House Judiciary Chair Jim Jordan, R-Ohio, subpoenaed Fulton County District Attorney Fani Willis on Friday, intensifying his pursuit of documents from her office. It’s been a priority for Jordan since the Georgia prosecutor indicted former President Donald Trump and 18 others for attempting to steal the 2020 presidential election in that state. But while his past attempts to extract information from Willis have been blatant in their desire to undercut the case against Trump, this time around Jordan is being a bit more subtle.
Jordan’s letter to Willis cites an alleged whistleblower who was fired from her office in what the former employee claims was retaliation for raising concerns about how federal grants have potentially been spent. An expressed concern about how Willis has been spending federal funds is the thing Jordan has been using as a thin justification for his attempts to undercut her case against Trump. Whatever the merit of the alleged whistleblower’s claims, if there’s any merit at all, there’s no reason to believe Jordan actually cares about them.
An expressed concern about how Willis has been spending federal funds is the thing Jordan has been using as a thin justification for his attempts to undercut her case against Trump.
The former employee, Amanda Timpson, led a program focused on gang prevention and intervention in 2018 under Willis’ predecessor.
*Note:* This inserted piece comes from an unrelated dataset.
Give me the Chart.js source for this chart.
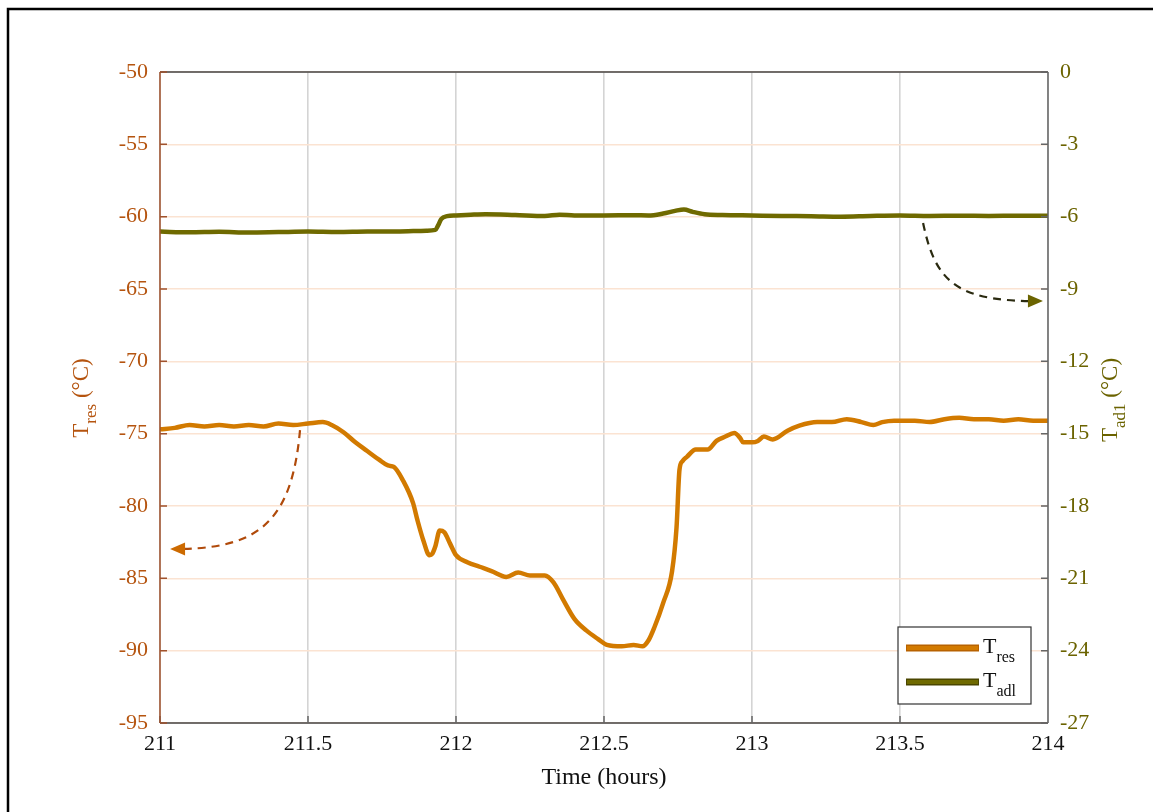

Timpson claimed in an interview with The Washington Free Beacon that she was demoted and then fired after telling a Willis campaign aide that he couldn’t use money from a federal grant issued for gang prevention programming to buy unrelated materials. Jordan cites that report in his letter, claiming that the “allegations raise serious concerns about whether you were appropriately supervising the expenditure of federal grant funding allocated to your office and whether you took actions to conceal your office’s unlawful use of federal funds.”